Compensation of volatile-distributed current due to variance of the unknown contact impedance in an electrical impedance tomography sensor

Abstract

A weighted parameter vector χnorm based on extracellular fluid resistance in the Cole impedance model is hereby proposed in order to compensate for the volatile-distributed current. The volatile-distributed current due to variance in the unknown contact impedance in an electrical impedance tomography (EIT) sensor distorts the ideality of the frequency-dependent behavior of the object of interest, leading to inaccuracy in the reconstructed images. The sources of variance in the unknown contact impedance include the use of electrodes with inconsistent impedance values, electrochemical reaction or the improper attachment of electrodes to the object of interest. χnorm represents the current pathway lengths at zero frequency which reflects the volatile-distributed current, and it is used to determine the source of the measured impedance.
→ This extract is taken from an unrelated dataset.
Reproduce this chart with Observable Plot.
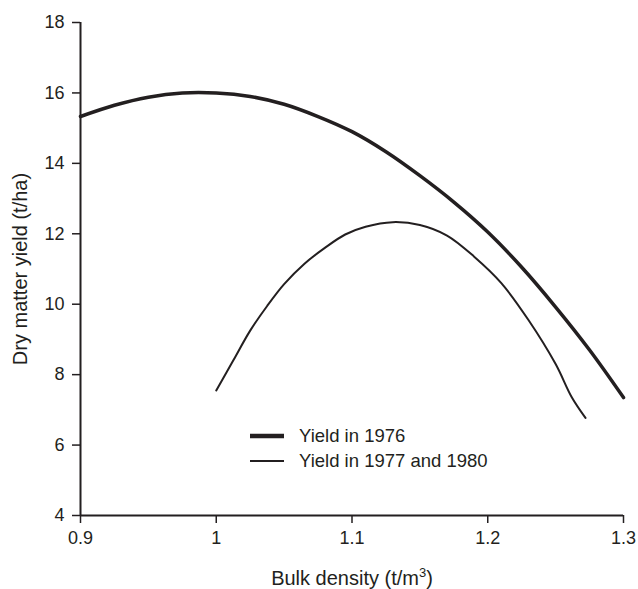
<!DOCTYPE html>
<html>
<head>
<meta charset="utf-8">
<script src="https://cdn.jsdelivr.net/npm/d3@7"></script>
<script src="https://cdn.jsdelivr.net/npm/@observablehq/plot@0.6"></script>
<style>
  html, body { margin: 0; padding: 0; background: #fff; }
  #wrap { position: relative; width: 638px; height: 589px; font-family: "Liberation Sans", Arial, sans-serif; color: #231f20; }
  #legend { position: absolute; left: 250px; top: 423px; font-size: 18.5px; }
  .row { display: flex; align-items: center; height: 25px; }
  .row svg { margin-right: 15px; }
</style>
</head>
<body>
<div id="wrap"></div>
<script>
// Bulk density (t/m3) and yield (t/ha)
const density1976 = [0.9, 0.925, 0.95, 0.975, 1.0, 1.025, 1.05, 1.075, 1.1, 1.125, 1.15, 1.175, 1.2, 1.225, 1.25, 1.275, 1.3];
const yield1976   = [15.33, 15.65, 15.88, 16.0, 16.0, 15.9, 15.68, 15.33, 14.9, 14.33, 13.65, 12.9, 12.05, 11.05, 9.92, 8.7, 7.35];

const density1977 = [1.0, 1.0125, 1.025, 1.0375, 1.05, 1.065, 1.08, 1.095, 1.11, 1.13, 1.15, 1.17, 1.19, 1.21, 1.23, 1.25, 1.262, 1.272];
const yield1977   = [7.55, 8.4, 9.25, 9.95, 10.57, 11.15, 11.6, 11.98, 12.2, 12.33, 12.25, 11.95, 11.35, 10.6, 9.55, 8.3, 7.35, 6.77];

const xTicks = [0.9, 1, 1.1, 1.2, 1.3];
const yTicks = [4, 6, 8, 10, 12, 14, 16, 18];
const seriesNames = ["Yield in 1976", "Yield in 1977 and 1980"];
const xTitle = "Bulk density (t/m3)";
const yTitle = "Dry matter yield (t/ha)";

const data1976 = density1976.map((x, i) => ({x, y: yield1976[i]}));
const data1977 = density1977.map((x, i) => ({x, y: yield1977[i]}));
const ink = "#231f20";

const chart = Plot.plot({
  width: 638,
  height: 589,
  marginLeft: 80,
  marginRight: 15,
  marginTop: 22,
  marginBottom: 74,
  style: {fontFamily: "'Liberation Sans', Arial, sans-serif", fontSize: "18px", color: ink, background: "white"},
  x: {domain: [0.9, 1.3]},
  y: {domain: [4, 18]},
  marks: [
    Plot.axisX({ticks: xTicks, tickFormat: d => String(d), tickSize: 8, tickPadding: 8, strokeWidth: 1.5, label: null}),
    Plot.axisY({ticks: yTicks, tickFormat: d => String(d), tickSize: 8, tickPadding: 8, strokeWidth: 1.5, label: null}),
    Plot.ruleX([0.9], {stroke: ink, strokeWidth: 2}),
    Plot.ruleY([4], {stroke: ink, strokeWidth: 2}),
    Plot.line(data1976, {x: "x", y: "y", curve: "catmull-rom", stroke: ink, strokeWidth: 3.5}),
    Plot.line(data1977, {x: "x", y: "y", curve: "catmull-rom", stroke: ink, strokeWidth: 2}),
    Plot.text([xTitle], {frameAnchor: "bottom", lineAnchor: "middle", textAnchor: "middle", dy: 63, fontSize: 20, fill: ink}),
    Plot.text([yTitle], {frameAnchor: "left", rotate: -90, textAnchor: "middle", lineAnchor: "middle", dx: -60, fontSize: 20, fill: ink})
  ]
});

// superscript the "3" in the x title
chart.querySelectorAll("text").forEach(t => {
  if (t.textContent === xTitle) {
    t.textContent = "";
    const ns = "http://www.w3.org/2000/svg";
    const a = document.createElementNS(ns, "tspan");
    a.textContent = "Bulk density (t/m";
    const s = document.createElementNS(ns, "tspan");
    s.textContent = "3";
    s.setAttribute("font-size", "13");
    s.setAttribute("dy", "-8");
    const b = document.createElementNS(ns, "tspan");
    b.textContent = ")";
    b.setAttribute("dy", "8");
    t.append(a, s, b);
  }
});

const wrap = document.getElementById("wrap");
wrap.appendChild(chart);

const legend = document.createElement("div");
legend.id = "legend";
const widths = [4.5, 2];
seriesNames.forEach((name, i) => {
  const row = document.createElement("div");
  row.className = "row";
  row.innerHTML = `<svg width="34" height="10"><line x1="0" x2="34" y1="5" y2="5" stroke="${ink}" stroke-width="${widths[i]}"/></svg><span>${name}</span>`;
  legend.appendChild(row);
});
wrap.appendChild(legend);
</script>
</body>
</html>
The source of the unknown contact impedance can be the background object in the normal physiological condition, an inclusion object in an abnormal physiological condition or systematic error. The new reconstruction methods are derived from the frequency-difference EIT (fd-EIT) and the weighted-frequency-difference EIT (wfd-EIT) using χnorm. The new reconstruction methods are frequency-difference electrical impedance spectro-tomography (fd-EIST) and weighted-frequency-difference electrical impedance spectro-tomography (wfd-EIST). The performance of fd-EIST and wfd-EIST was evaluated by experimental and simulation studies using biomaterials with frequency measurements from f = 500 Hz to f = 100 kHz and the results were compared with those from fd-EIT and wfd-EIT. The results showed that the use of χnorm reduces the root mean square error, position error, ringing and shape deformation. It also increases the ideality of the frequency-dependent behavior, either for the inclusions or the background objects at different frequencies.